9 entry daha
  • olur arada sırada öyle. bir cihat histerisi içinde kampanyalar başlatılır, toplantılar tertiplenir, toplantılarda abiler (amerika'ya gitmeden önce bizzat hocfendinin kendisi) zaman için çalışmanın allah yolunda cihad'a eşdeğer olduğunu filan anlatırlar ve o gazla cemaat mensupları sahaya yayılırlar. bu yayılma da öyle düzensiz olmaz. her ışık evinde bir zaman-sızıntı mesulü vardır. dört beş evden bir semt oluşur. bir de semtin zaman-sızıntı mesulü vardır. bu hiyerarşi böyle gider. kampanya dönemlerinde mesuller tüm zombileri plan program dahilinde organize ederler. toplanıp istişareler yaparlar. hedefler belirlerler. gaz için "en çok abone yapan eve şu, en çok abone yapan semte bu" tarzı vaatler yapıp rekabeti de körüklerler. plan dahilinde bir kısmı ev ev işyeri işyeri dolaşıp insanları abone yapmaya çalışır, bir kısmı da cami önlerine işlek caddelere filan standlar açar. amaç hizmettir allah rızasıdır.

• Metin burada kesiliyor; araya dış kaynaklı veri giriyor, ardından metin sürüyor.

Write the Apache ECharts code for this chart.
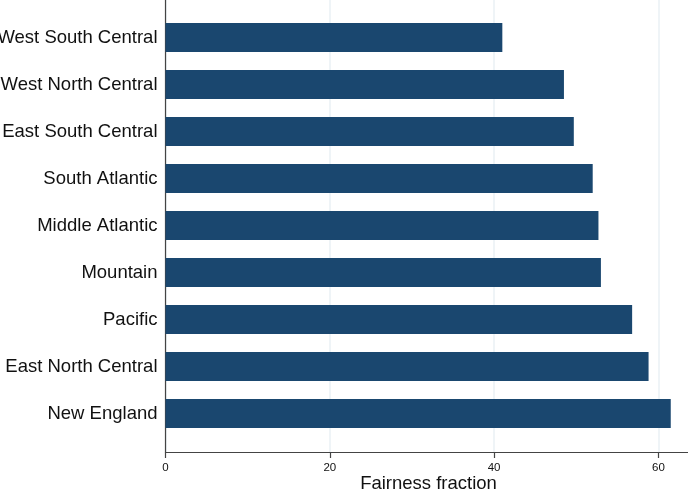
<!DOCTYPE html>
<html>
<head>
<meta charset="utf-8">
<script src="https://cdn.jsdelivr.net/npm/echarts@6/dist/echarts.min.js"></script>
<style>
  html, body { margin: 0; padding: 0; background: #fff; }
  #chart { width: 688px; height: 494px; }
</style>
</head>
<body>
<div id="chart"></div>
<script>
// Census divisions, listed top to bottom
const divisions = [
  'West South Central', 'West North Central', 'East South Central',
  'South Atlantic', 'Middle Atlantic', 'Mountain', 'Pacific',
  'East North Central', 'New England'
];
// Fairness fraction per division
const fairness = [41.0, 48.5, 49.7, 52.0, 52.7, 53.0, 56.8, 58.8, 61.5];
// Horizontal axis range and tick spacing
const xMin = 0;
const xMax = 63.6;
const xStep = 20;
const xTitle = 'Fairness fraction';

const font = 'Liberation Sans, Arial, Helvetica, sans-serif';
const chart = echarts.init(document.getElementById('chart'), null, { renderer: 'canvas' });

chart.setOption({
  animation: false,
  backgroundColor: '#ffffff',
  grid: [
    // frame: axis lines, ticks, gridlines
    { left: 165.5, right: 0, top: -2, bottom: 42, containLabel: false, outerBoundsMode: 'none' },
    // bars and category labels (long labels may run past the left edge)
    { left: 165.5, right: 0, top: 14, bottom: 57, containLabel: false, outerBoundsMode: 'none' }
  ],
  xAxis: [
    {
      gridIndex: 0, type: 'value', min: xMin, max: xMax, interval: xStep,
      axisLine: { show: true, lineStyle: { color: '#444', width: 1.2 } },
      axisTick: { show: true, length: 6, lineStyle: { color: '#444', width: 1.2 } },
      axisLabel: { show: true, showMaxLabel: false, fontFamily: font, fontSize: 11.5, color: '#111', margin: 10 },
      splitLine: { show: true, showMaxLine: false, lineStyle: { color: '#eaf0f4', width: 1.5 } }
    },
    {
      gridIndex: 1, type: 'value', min: xMin, max: xMax, interval: xStep, show: false,
      splitLine: { show: false }
    }
  ],
  yAxis: [
    {
      gridIndex: 0, type: 'value', min: 0, max: 1,
      axisLine: { show: true, onZero: false, lineStyle: { color: '#444', width: 1.2 } },
      axisTick: { show: false }, axisLabel: { show: false }, splitLine: { show: false }
    },
    {
      gridIndex: 1, type: 'category', data: divisions, inverse: true,
      axisLine: { show: false }, axisTick: { show: false }, splitLine: { show: false },
      axisLabel: { fontFamily: font, fontSize: 18.5, color: '#111', margin: 8, padding: [7, 0, 0, 0] }
    }
  ],
  graphic: [
    {
      type: 'text', x: 428.5, y: 484,
      style: {
        text: xTitle, fontFamily: font, fontSize: 18.5, fill: '#111',
        textAlign: 'center', textVerticalAlign: 'middle'
      }
    }
  ],
  series: [
    {
      type: 'bar', xAxisIndex: 1, yAxisIndex: 1, data: fairness,
      barCategoryGap: '38%',
      itemStyle: { color: '#1a476f' }
    }
  ]
});
</script>
</body>
</html>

    böyle yürür bu işler yani. bir sürü manevi mukafat vaat edilir cemaat mensuplarına. rüyalarla filan da desteklenir sallamasyonlar. örneğin sızıntı dergisi için anlatılan bir rüya dudak uçuklatıcıdır. şakirtlerden biri rüyasında görmüş ki peygamber sızıntı dergisinden sahabelerine ders yapıyormuş. benzeri şeyler zaman için de anlatılıyordur elbette. bir noktaya daha temas etmeden kapatmamak lazım. o da gazetelerin trajlarına göre okunurluk oranlarıdır. şimdi istatistik veriler verip şu şöyle bu böyledir demek durumunda değilim. ama bir bilgimden yola çıkarak yorum yapacağım. bu gazete kanımca trajına göre en az okunan gazetedir. örneğin bir ışık evinde beş kişi kalıyorsa hepsi de zoraki olarak gazeteye abonedir. ama ikisi üçü ancak okur. bir de bunların duygusal tacizlerinden bıkıp sırf baştan savmak için abone olanları düşünün. yani traj da herşey değildir. özellikle zaman gazetesi düşünüldüğünde.